:: Exercise prompt ::
Repeat the data below exactly, dropping any pictures it holds.

:: Source excerpt ::
---
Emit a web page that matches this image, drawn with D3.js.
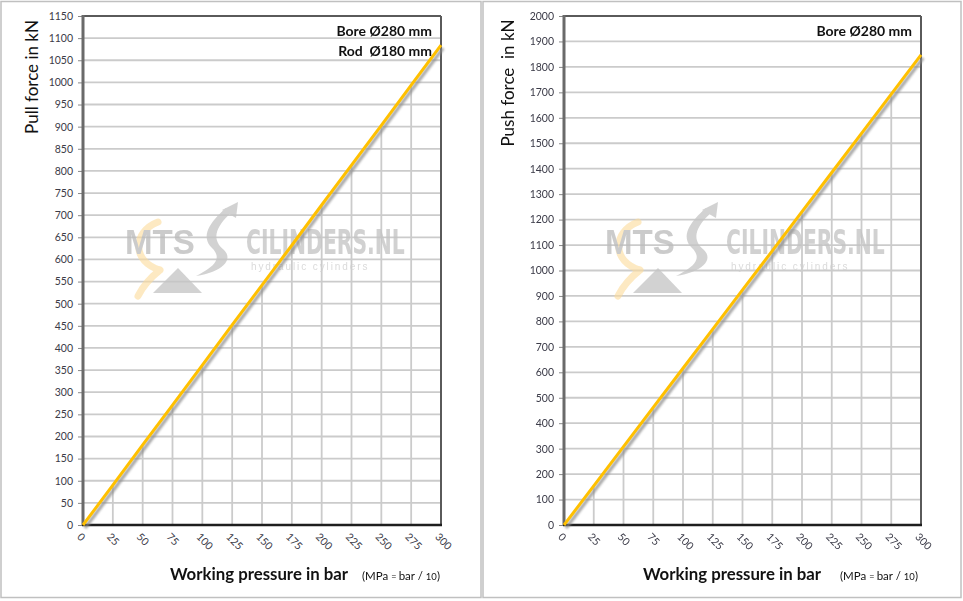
<!DOCTYPE html>
<html><head><meta charset="utf-8">
<script src="https://cdn.jsdelivr.net/npm/d3@7"></script>
<style>
html,body{margin:0;padding:0;background:#fff;}
svg{display:block;font-family:Lato,"Open Sans",sans-serif;}
</style></head>
<body>
<svg id="c" width="963" height="601"></svg>
<script>
// ---- data ----
const pressure = [0, 25, 50, 75, 100, 125, 150, 175, 200, 225, 250, 275, 300];
const pullForce = [0, 90, 181, 271, 361, 452, 542, 632, 723, 813, 903, 994, 1084];
const pushForce = [0, 154, 308, 462, 616, 770, 924, 1077, 1231, 1385, 1539, 1693, 1847];
const xTickLabels = [0, 25, 50, 75, 100, 125, 150, 175, 200, 225, 250, 275, 300];
const pullTicks = [0,50,100,150,200,250,300,350,400,450,500,550,600,650,700,750,800,850,900,950,1000,1050,1100,1150];
const pushTicks = [0,100,200,300,400,500,600,700,800,900,1000,1100,1200,1300,1400,1500,1600,1700,1800,1900,2000];
const pullNotes = ["Bore \u00D8280 mm", "Rod  \u00D8180 mm"];
const pushNotes = ["Bore \u00D8280 mm"];
const yTitles = ["Pull force in kN", "Push force  in kN"];
const xTitle = "Working pressure in bar";

const svg = d3.select("#c");
const defs = svg.append("defs");
defs.append("filter").attr("id","blur").attr("x","-10%").attr("y","-10%").attr("width","120%").attr("height","120%")
  .append("feGaussianBlur").attr("stdDeviation",1.3);

// outer frames
svg.append("rect").attr("x",1).attr("y",1.5).attr("width",480).attr("height",596).attr("fill","none").attr("stroke","#c0c0c0").attr("stroke-width",1.5);
svg.append("rect").attr("x",483).attr("y",1.5).attr("width",478).attr("height",596).attr("fill","none").attr("stroke","#c0c0c0").attr("stroke-width",1.5);

const panels = [
  {x0:83, x1:441, y0:16, y1:525, values:pullForce, ticks:pullTicks, max:1150, notes:pullNotes, title:yTitles[0], titleX:32, titleY:77, xTitleX:170, mpaX:362, logoDx:0},
  {x0:564, x1:921, y0:16, y1:525, values:pushForce, ticks:pushTicks, max:2000, notes:pushNotes, title:yTitles[1], titleX:508, titleY:83, xTitleX:643, mpaX:840, logoDx:480}
];

function drawLogo(g, dx){
  const L = g.append("g").attr("transform",`translate(${dx},0)`).attr("opacity",0.78);
  // faint orange arc
  L.append("path").attr("d","M158,222 C132,232 132,262 160,270 M160,270 C150,278 142,288 138,296")
    .attr("fill","none").attr("stroke","#fbdc9c").attr("stroke-width",7).attr("stroke-linecap","round").attr("opacity",0.8);
  // gray triangle
  L.append("path").attr("d","M178,268 L153,293 L202,293 Z").attr("fill","#c6c6c6");
  // swoosh arrow
  L.append("path").attr("d","M232,212 C214,228 212,240 224,250 C234,260 222,272 196,276 C216,266 222,258 212,248 C200,236 210,222 226,208 Z")
    .attr("fill","#c6c6c6");
  L.append("path").attr("d","M238,202 L222,210 L236,218 Z").attr("fill","#c6c6c6");
  L.append("text").attr("transform","translate(125,254) scale(0.92,1)").attr("font-family","'Liberation Sans',Arial,sans-serif").attr("font-weight","bold")
    .attr("font-size",36).attr("fill","#bdbdbd").text("MTS");
  L.append("text").attr("transform","translate(246,254) scale(0.665,1)").attr("font-family","'DejaVu Sans Condensed','DejaVu Sans',sans-serif").attr("font-weight","bold")
    .attr("font-size",34).attr("fill","#c4c4c4").text("CILINDERS.NL");
  L.append("text").attr("x",251).attr("y",270).attr("font-family","'Liberation Sans',Arial,sans-serif")
    .attr("font-size",10).attr("letter-spacing",1.9).attr("fill","#d0d0d0").text("hydraulic  cylinders");
}

panels.forEach(p => {
  const x = d3.scaleLinear().domain([0,300]).range([p.x0,p.x1]);
  const y = d3.scaleLinear().domain([0,p.max]).range([p.y1,p.y0]);
  const g = svg.append("g");

  // horizontal gridlines
  g.append("g").selectAll("line").data(p.ticks).join("line")
    .attr("x1",p.x0).attr("x2",p.x1).attr("y1",d=>y(d)).attr("y2",d=>y(d))
    .attr("stroke","#cbcbcb").attr("stroke-width",1.8);
  // drop lines
  g.append("g").selectAll("line").data(pressure.map((d,i)=>[d,p.values[i]]).filter(d=>d[0]>0))
    .join("line").attr("x1",d=>x(d[0])).attr("x2",d=>x(d[0])).attr("y1",d=>y(d[1])).attr("y2",p.y1)
    .attr("stroke","#cbcbcb").attr("stroke-width",1.8);

  drawLogo(g, p.logoDx);

  // y axis ticks
  const ya = d3.axisLeft(y).tickValues(p.ticks).tickFormat(d3.format("d")).tickSize(5).tickPadding(5);
  const yg = g.append("g").attr("transform",`translate(${p.x0},0)`).call(ya);
  yg.select(".domain").remove();
  yg.selectAll(".tick line").attr("stroke","#888");
  yg.selectAll(".tick text").attr("fill","#3b3b48").attr("font-size",10.5).attr("font-family","Lato,sans-serif");

  // x axis labels rotated
  const xg = g.append("g");
  xg.selectAll("text").data(xTickLabels).join("text")
    .attr("transform",d=>`translate(${x(d)-4},${p.y1+10}) rotate(45)`)
    .attr("font-size",10.5).attr("fill","#3b3b48").attr("dy","0.35em").text(d=>d);

  // plot border
  g.append("line").attr("x1",p.x0).attr("x2",p.x1).attr("y1",p.y0).attr("y2",p.y0).attr("stroke","#5a5a5a").attr("stroke-width",2);
  g.append("line").attr("x1",p.x1).attr("x2",p.x1).attr("y1",p.y0).attr("y2",p.y1).attr("stroke","#5a5a5a").attr("stroke-width",2);
  g.append("line").attr("x1",p.x0).attr("x2",p.x0).attr("y1",p.y0-1).attr("y2",p.y1).attr("stroke","#6a6a6a").attr("stroke-width",3);
  g.append("line").attr("x1",p.x0-1).attr("x2",p.x1+1).attr("y1",p.y1).attr("y2",p.y1).attr("stroke","#1e1e1e").attr("stroke-width",2.5);

  // data line with shadow
  const line = d3.line().x((d,i)=>x(pressure[i])).y(d=>y(d));
  g.append("path").datum(p.values).attr("d",line).attr("transform","translate(2,3)")
    .attr("fill","none").attr("stroke","#8c8c8c").attr("stroke-width",3.5).attr("opacity",0.75).attr("filter","url(#blur)");
  g.append("path").datum(p.values).attr("d",line)
    .attr("fill","none").attr("stroke","#ffc000").attr("stroke-width",3);

  // notes
  p.notes.forEach((t,i)=>{
    g.append("text").attr("x",p.x1-9).attr("y",p.y0+20+i*19.5).attr("text-anchor","end")
      .attr("font-weight","bold").attr("font-size",14).attr("fill","#111")
      .style("white-space","pre").text(t);
  });

  // y title
  g.append("text").attr("transform",`translate(${p.titleX},${p.titleY}) rotate(-90)`).attr("text-anchor","middle")
    .attr("font-size",17).attr("fill","#111").attr("dy","0.35em").style("white-space","pre").text(p.title);
  // x title
  g.append("text").attr("x",p.xTitleX).attr("y",580).attr("font-weight","bold").attr("font-size",16.8).attr("fill","#111").text(xTitle);
  const m = g.append("text").attr("x",p.mpaX).attr("y",580).attr("font-size",11.5).attr("fill","#111");
  m.append("tspan").text("(MPa ");
  m.append("tspan").attr("font-size",9).text("= ");
  m.append("tspan").text("bar / ");
  m.append("tspan").attr("font-size",9.5).text("10");
  m.append("tspan").text(")");
});
</script>
</body></html>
---
:: Correct response ::
Emit a web page that matches this image, drawn with D3.js.
<!DOCTYPE html>
<html><head><meta charset="utf-8">
<script src="https://cdn.jsdelivr.net/npm/d3@7"></script>
<style>
html,body{margin:0;padding:0;background:#fff;}
svg{display:block;font-family:Lato,"Open Sans",sans-serif;}
</style></head>
<body>
<svg id="c" width="963" height="601"></svg>
<script>
// ---- data ----
const pressure = [0, 25, 50, 75, 100, 125, 150, 175, 200, 225, 250, 275, 300];
const pullForce = [0, 90, 181, 271, 361, 452, 542, 632, 723, 813, 903, 994, 1084];
const pushForce = [0, 154, 308, 462, 616, 770, 924, 1077, 1231, 1385, 1539, 1693, 1847];
const xTickLabels = [0, 25, 50, 75, 100, 125, 150, 175, 200, 225, 250, 275, 300];
const pullTicks = [0,50,100,150,200,250,300,350,400,450,500,550,600,650,700,750,800,850,900,950,1000,1050,1100,1150];
const pushTicks = [0,100,200,300,400,500,600,700,800,900,1000,1100,1200,1300,1400,1500,1600,1700,1800,1900,2000];
const pullNotes = ["Bore \u00D8280 mm", "Rod  \u00D8180 mm"];
const pushNotes = ["Bore \u00D8280 mm"];
const yTitles = ["Pull force in kN", "Push force  in kN"];
const xTitle = "Working pressure in bar";

const svg = d3.select("#c");
const defs = svg.append("defs");
defs.append("filter").attr("id","blur").attr("x","-10%").attr("y","-10%").attr("width","120%").attr("height","120%")
  .append("feGaussianBlur").attr("stdDeviation",1.3);

// outer frames
svg.append("rect").attr("x",1).attr("y",1.5).attr("width",480).attr("height",596).attr("fill","none").attr("stroke","#c0c0c0").attr("stroke-width",1.5);
svg.append("rect").attr("x",483).attr("y",1.5).attr("width",478).attr("height",596).attr("fill","none").attr("stroke","#c0c0c0").attr("stroke-width",1.5);

const panels = [
  {x0:83, x1:441, y0:16, y1:525, values:pullForce, ticks:pullTicks, max:1150, notes:pullNotes, title:yTitles[0], titleX:32, titleY:77, xTitleX:170, mpaX:362, logoDx:0},
  {x0:564, x1:921, y0:16, y1:525, values:pushForce, ticks:pushTicks, max:2000, notes:pushNotes, title:yTitles[1], titleX:508, titleY:83, xTitleX:643, mpaX:840, logoDx:480}
];

function drawLogo(g, dx){
  const L = g.append("g").attr("transform",`translate(${dx},0)`).attr("opacity",0.78);
  // faint orange arc
  L.append("path").attr("d","M158,222 C132,232 132,262 160,270 M160,270 C150,278 142,288 138,296")
    .attr("fill","none").attr("stroke","#fbdc9c").attr("stroke-width",7).attr("stroke-linecap","round").attr("opacity",0.8);
  // gray triangle
  L.append("path").attr("d","M178,268 L153,293 L202,293 Z").attr("fill","#c6c6c6");
  // swoosh arrow
  L.append("path").attr("d","M232,212 C214,228 212,240 224,250 C234,260 222,272 196,276 C216,266 222,258 212,248 C200,236 210,222 226,208 Z")
    .attr("fill","#c6c6c6");
  L.append("path").attr("d","M238,202 L222,210 L236,218 Z").attr("fill","#c6c6c6");
  L.append("text").attr("transform","translate(125,254) scale(0.92,1)").attr("font-family","'Liberation Sans',Arial,sans-serif").attr("font-weight","bold")
    .attr("font-size",36).attr("fill","#bdbdbd").text("MTS");
  L.append("text").attr("transform","translate(246,254) scale(0.665,1)").attr("font-family","'DejaVu Sans Condensed','DejaVu Sans',sans-serif").attr("font-weight","bold")
    .attr("font-size",34).attr("fill","#c4c4c4").text("CILINDERS.NL");
  L.append("text").attr("x",251).attr("y",270).attr("font-family","'Liberation Sans',Arial,sans-serif")
    .attr("font-size",10).attr("letter-spacing",1.9).attr("fill","#d0d0d0").text("hydraulic  cylinders");
}

panels.forEach(p => {
  const x = d3.scaleLinear().domain([0,300]).range([p.x0,p.x1]);
  const y = d3.scaleLinear().domain([0,p.max]).range([p.y1,p.y0]);
  const g = svg.append("g");

  // horizontal gridlines
  g.append("g").selectAll("line").data(p.ticks).join("line")
    .attr("x1",p.x0).attr("x2",p.x1).attr("y1",d=>y(d)).attr("y2",d=>y(d))
    .attr("stroke","#cbcbcb").attr("stroke-width",1.8);
  // drop lines
  g.append("g").selectAll("line").data(pressure.map((d,i)=>[d,p.values[i]]).filter(d=>d[0]>0))
    .join("line").attr("x1",d=>x(d[0])).attr("x2",d=>x(d[0])).attr("y1",d=>y(d[1])).attr("y2",p.y1)
    .attr("stroke","#cbcbcb").attr("stroke-width",1.8);

  drawLogo(g, p.logoDx);

  // y axis ticks
  const ya = d3.axisLeft(y).tickValues(p.ticks).tickFormat(d3.format("d")).tickSize(5).tickPadding(5);
  const yg = g.append("g").attr("transform",`translate(${p.x0},0)`).call(ya);
  yg.select(".domain").remove();
  yg.selectAll(".tick line").attr("stroke","#888");
  yg.selectAll(".tick text").attr("fill","#3b3b48").attr("font-size",10.5).attr("font-family","Lato,sans-serif");

  // x axis labels rotated
  const xg = g.append("g");
  xg.selectAll("text").data(xTickLabels).join("text")
    .attr("transform",d=>`translate(${x(d)-4},${p.y1+10}) rotate(45)`)
    .attr("font-size",10.5).attr("fill","#3b3b48").attr("dy","0.35em").text(d=>d);

  // plot border
  g.append("line").attr("x1",p.x0).attr("x2",p.x1).attr("y1",p.y0).attr("y2",p.y0).attr("stroke","#5a5a5a").attr("stroke-width",2);
  g.append("line").attr("x1",p.x1).attr("x2",p.x1).attr("y1",p.y0).attr("y2",p.y1).attr("stroke","#5a5a5a").attr("stroke-width",2);
  g.append("line").attr("x1",p.x0).attr("x2",p.x0).attr("y1",p.y0-1).attr("y2",p.y1).attr("stroke","#6a6a6a").attr("stroke-width",3);
  g.append("line").attr("x1",p.x0-1).attr("x2",p.x1+1).attr("y1",p.y1).attr("y2",p.y1).attr("stroke","#1e1e1e").attr("stroke-width",2.5);

  // data line with shadow
  const line = d3.line().x((d,i)=>x(pressure[i])).y(d=>y(d));
  g.append("path").datum(p.values).attr("d",line).attr("transform","translate(2,3)")
    .attr("fill","none").attr("stroke","#8c8c8c").attr("stroke-width",3.5).attr("opacity",0.75).attr("filter","url(#blur)");
  g.append("path").datum(p.values).attr("d",line)
    .attr("fill","none").attr("stroke","#ffc000").attr("stroke-width",3);

  // notes
  p.notes.forEach((t,i)=>{
    g.append("text").attr("x",p.x1-9).attr("y",p.y0+20+i*19.5).attr("text-anchor","end")
      .attr("font-weight","bold").attr("font-size",14).attr("fill","#111")
      .style("white-space","pre").text(t);
  });

  // y title
  g.append("text").attr("transform",`translate(${p.titleX},${p.titleY}) rotate(-90)`).attr("text-anchor","middle")
    .attr("font-size",17).attr("fill","#111").attr("dy","0.35em").style("white-space","pre").text(p.title);
  // x title
  g.append("text").attr("x",p.xTitleX).attr("y",580).attr("font-weight","bold").attr("font-size",16.8).attr("fill","#111").text(xTitle);
  const m = g.append("text").attr("x",p.mpaX).attr("y",580).attr("font-size",11.5).attr("fill","#111");
  m.append("tspan").text("(MPa ");
  m.append("tspan").attr("font-size",9).text("= ");
  m.append("tspan").text("bar / ");
  m.append("tspan").attr("font-size",9.5).text("10");
  m.append("tspan").text(")");
});
</script>
</body></html>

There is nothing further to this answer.